Task to carry out => Pull out each line of the records holding the string "that".

Material for this exercise =>
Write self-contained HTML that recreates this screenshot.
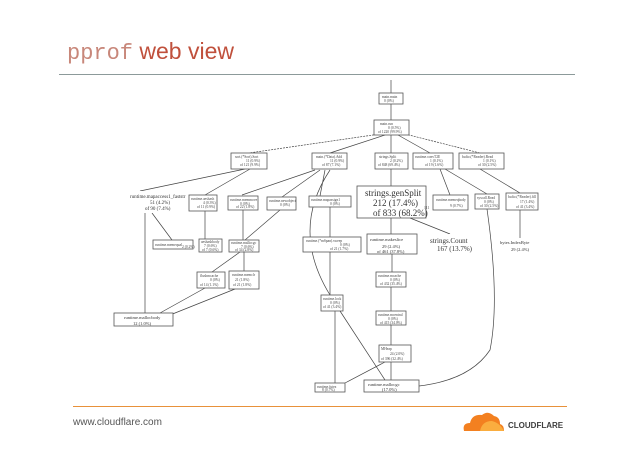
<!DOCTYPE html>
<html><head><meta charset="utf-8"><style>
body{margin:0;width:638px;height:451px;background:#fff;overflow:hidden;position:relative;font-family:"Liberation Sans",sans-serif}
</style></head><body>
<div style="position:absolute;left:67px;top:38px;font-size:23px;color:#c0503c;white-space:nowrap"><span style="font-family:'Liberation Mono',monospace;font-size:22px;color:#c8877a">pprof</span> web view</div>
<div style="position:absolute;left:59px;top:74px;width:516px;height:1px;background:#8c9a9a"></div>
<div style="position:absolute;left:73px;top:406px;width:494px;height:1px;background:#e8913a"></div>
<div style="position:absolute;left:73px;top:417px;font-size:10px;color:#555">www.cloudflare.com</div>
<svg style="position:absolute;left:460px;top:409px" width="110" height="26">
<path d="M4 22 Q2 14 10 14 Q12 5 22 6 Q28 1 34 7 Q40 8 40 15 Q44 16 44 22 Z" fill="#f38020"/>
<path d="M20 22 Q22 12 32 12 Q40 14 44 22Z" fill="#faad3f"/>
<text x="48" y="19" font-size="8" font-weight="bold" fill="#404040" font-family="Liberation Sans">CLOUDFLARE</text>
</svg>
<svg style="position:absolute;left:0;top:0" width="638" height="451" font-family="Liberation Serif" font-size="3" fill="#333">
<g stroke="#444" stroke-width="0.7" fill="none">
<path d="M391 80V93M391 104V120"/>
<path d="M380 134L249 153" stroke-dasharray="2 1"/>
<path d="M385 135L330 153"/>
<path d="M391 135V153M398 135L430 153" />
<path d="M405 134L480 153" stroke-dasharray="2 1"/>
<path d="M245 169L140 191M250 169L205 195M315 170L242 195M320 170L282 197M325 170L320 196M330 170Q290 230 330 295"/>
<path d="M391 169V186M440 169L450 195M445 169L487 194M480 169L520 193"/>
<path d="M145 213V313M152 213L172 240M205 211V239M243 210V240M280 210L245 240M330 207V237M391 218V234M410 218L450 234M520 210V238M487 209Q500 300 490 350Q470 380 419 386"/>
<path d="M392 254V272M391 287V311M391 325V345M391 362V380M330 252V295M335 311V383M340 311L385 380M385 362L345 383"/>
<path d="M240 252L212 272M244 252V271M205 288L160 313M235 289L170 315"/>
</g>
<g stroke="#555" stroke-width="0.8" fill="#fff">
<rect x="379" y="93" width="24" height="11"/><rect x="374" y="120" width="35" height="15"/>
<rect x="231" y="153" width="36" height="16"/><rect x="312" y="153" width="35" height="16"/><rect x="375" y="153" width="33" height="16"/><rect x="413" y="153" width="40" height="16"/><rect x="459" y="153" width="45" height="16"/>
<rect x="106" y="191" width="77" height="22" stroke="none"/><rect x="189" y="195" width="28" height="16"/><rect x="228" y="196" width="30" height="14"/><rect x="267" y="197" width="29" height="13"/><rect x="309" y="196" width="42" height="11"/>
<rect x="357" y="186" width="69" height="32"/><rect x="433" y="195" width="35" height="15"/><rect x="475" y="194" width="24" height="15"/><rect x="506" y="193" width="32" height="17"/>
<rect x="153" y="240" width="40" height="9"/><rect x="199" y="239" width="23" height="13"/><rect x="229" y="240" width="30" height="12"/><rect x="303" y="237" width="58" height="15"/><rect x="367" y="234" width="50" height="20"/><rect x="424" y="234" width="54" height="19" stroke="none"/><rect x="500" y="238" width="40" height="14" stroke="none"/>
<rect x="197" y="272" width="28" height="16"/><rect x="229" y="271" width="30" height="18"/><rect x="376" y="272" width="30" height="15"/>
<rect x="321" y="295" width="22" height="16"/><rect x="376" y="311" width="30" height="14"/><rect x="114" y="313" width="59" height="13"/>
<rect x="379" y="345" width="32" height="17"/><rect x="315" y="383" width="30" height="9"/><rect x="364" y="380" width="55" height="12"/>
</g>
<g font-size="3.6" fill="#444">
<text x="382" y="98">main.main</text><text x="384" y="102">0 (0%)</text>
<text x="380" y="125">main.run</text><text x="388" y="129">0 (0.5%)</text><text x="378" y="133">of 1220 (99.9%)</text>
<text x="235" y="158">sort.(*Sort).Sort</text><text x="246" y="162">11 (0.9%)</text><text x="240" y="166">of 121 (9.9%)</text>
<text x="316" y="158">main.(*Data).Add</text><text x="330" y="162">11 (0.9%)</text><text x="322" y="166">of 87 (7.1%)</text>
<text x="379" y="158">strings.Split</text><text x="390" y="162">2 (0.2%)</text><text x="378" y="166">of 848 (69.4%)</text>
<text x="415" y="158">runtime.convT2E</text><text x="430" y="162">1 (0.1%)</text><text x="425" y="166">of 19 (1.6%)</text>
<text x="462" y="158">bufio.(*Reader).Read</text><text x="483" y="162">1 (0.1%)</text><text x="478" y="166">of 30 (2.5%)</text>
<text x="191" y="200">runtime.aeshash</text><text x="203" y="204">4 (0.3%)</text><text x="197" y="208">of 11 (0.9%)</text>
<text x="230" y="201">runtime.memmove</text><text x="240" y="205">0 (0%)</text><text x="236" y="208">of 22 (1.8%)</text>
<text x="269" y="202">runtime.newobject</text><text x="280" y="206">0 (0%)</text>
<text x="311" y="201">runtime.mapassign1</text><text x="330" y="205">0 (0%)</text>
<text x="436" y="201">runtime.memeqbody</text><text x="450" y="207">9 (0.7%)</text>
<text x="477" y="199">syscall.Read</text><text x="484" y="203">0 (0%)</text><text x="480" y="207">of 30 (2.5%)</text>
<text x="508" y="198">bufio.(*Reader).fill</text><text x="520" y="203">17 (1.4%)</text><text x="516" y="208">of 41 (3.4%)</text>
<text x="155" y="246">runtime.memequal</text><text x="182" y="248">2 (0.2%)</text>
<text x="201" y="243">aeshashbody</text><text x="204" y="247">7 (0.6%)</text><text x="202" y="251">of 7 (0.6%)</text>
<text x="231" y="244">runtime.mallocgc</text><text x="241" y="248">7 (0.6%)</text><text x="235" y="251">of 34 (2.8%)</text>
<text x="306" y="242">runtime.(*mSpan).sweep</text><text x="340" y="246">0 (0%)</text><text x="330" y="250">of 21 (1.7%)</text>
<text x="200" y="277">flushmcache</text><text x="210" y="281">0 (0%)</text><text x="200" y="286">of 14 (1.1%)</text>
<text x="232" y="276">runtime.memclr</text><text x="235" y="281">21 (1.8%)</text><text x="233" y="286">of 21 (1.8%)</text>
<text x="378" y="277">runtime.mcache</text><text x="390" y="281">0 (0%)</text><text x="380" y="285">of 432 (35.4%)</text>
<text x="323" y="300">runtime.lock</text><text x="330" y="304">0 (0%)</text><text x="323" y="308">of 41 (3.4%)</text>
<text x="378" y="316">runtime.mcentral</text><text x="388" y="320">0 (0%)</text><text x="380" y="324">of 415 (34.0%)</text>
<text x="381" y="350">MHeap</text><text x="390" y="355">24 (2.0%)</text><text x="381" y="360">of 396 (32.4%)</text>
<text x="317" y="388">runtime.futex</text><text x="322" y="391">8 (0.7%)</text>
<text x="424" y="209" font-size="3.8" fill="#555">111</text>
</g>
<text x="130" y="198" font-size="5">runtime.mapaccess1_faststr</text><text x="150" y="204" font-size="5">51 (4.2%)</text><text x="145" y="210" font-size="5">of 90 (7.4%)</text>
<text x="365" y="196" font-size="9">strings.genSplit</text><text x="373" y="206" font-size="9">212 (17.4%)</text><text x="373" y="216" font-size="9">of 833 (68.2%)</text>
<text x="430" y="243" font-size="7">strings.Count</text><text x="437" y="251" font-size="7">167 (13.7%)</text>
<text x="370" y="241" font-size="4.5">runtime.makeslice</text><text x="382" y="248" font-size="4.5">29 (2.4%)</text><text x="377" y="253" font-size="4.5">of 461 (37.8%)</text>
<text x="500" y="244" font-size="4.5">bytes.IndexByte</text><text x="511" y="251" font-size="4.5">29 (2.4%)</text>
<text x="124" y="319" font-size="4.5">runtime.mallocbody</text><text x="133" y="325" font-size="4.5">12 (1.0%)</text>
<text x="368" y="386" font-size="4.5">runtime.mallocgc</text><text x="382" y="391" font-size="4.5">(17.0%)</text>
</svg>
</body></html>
==
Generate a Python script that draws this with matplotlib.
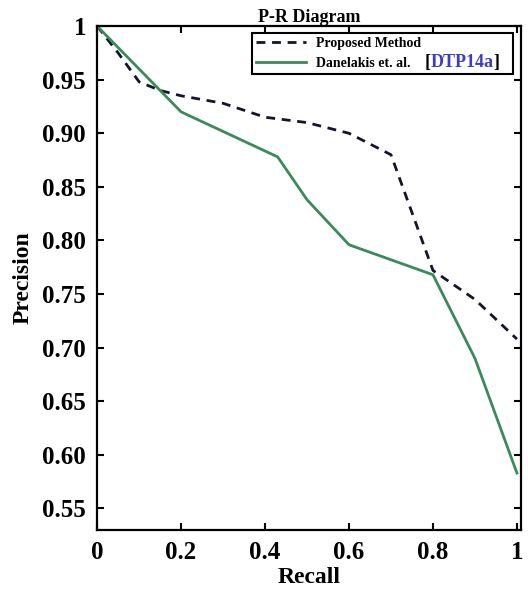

Correct response =>
Write self-contained HTML that recreates this screenshot.
Generate a Python script that draws this with matplotlib.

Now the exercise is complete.